Bokeh wasn’t a thing when enlarger lenses were invented, and in their native habitat a defocused area means something is broken. So pleasant bokeh in an enlarger lens is a fluke, and few lenses are ‘commendable’ – by which I’m making a personal value judgment penalising ‘cats-eyes’ and rings or ‘doubling artefacts’ in favour of what some call ‘neutral bokeh’. That said, if you like ‘swirly’ or ‘soap bubble’ bokeh, you’ll be happy with many of the left-field effects produced by the wide, wonky world of enlarger lens aperture configuration.

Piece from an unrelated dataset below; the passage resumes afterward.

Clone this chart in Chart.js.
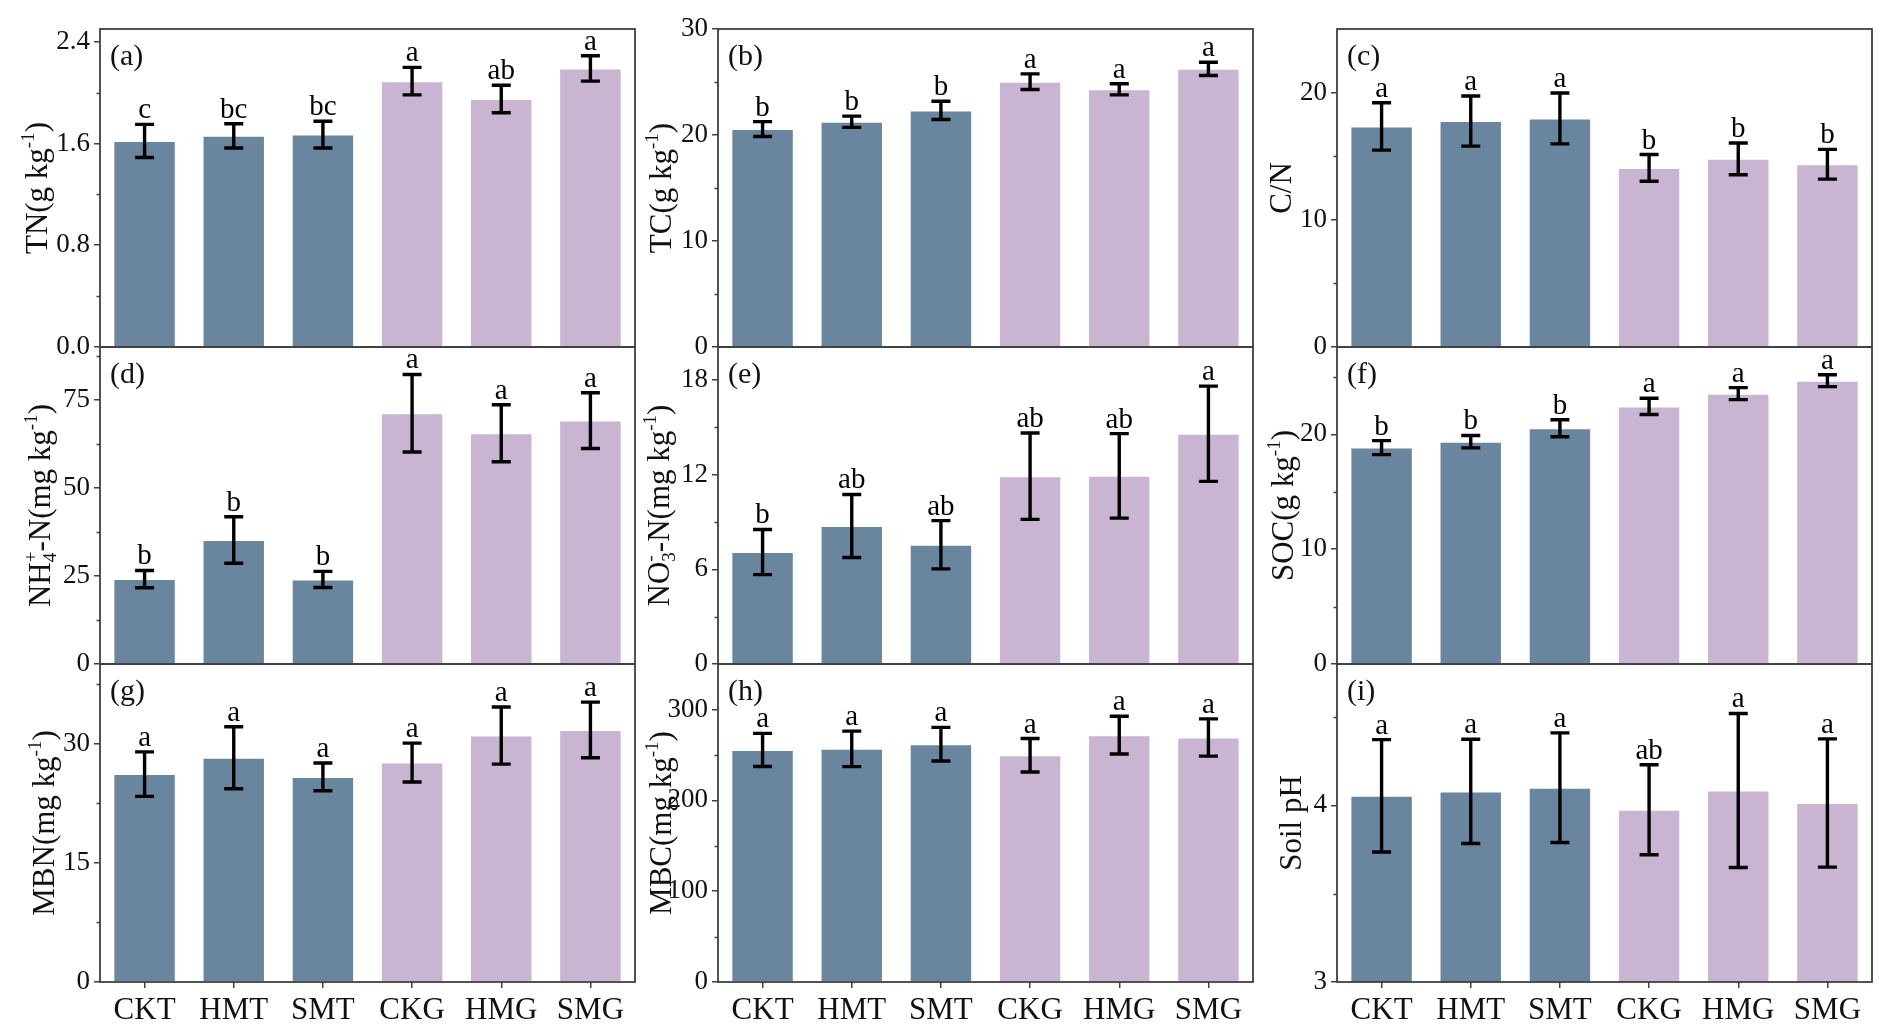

Similarly, pleasing sunstars are rendered (or not) entirely out of accord with the manufacturer’s intent. They were never on the agenda. As it happens, some lenses (the EL Nikkors, Minolta CE, Fujinon EX) offer tight, handsomely spiked stars with minimal glow. Others, like the Rodenstock Apo Rodagons, stoically refuse to do so at any aperture.
I’ll be following this introduction to enlarger lenses with a series of articles demonstrating how to mount, focus and modify them; an overview of previous reviews; and overall and manufacturer-specific tests comparing a wide range of lenses with regard to optical performance and issues encountered in use. Happy hunting.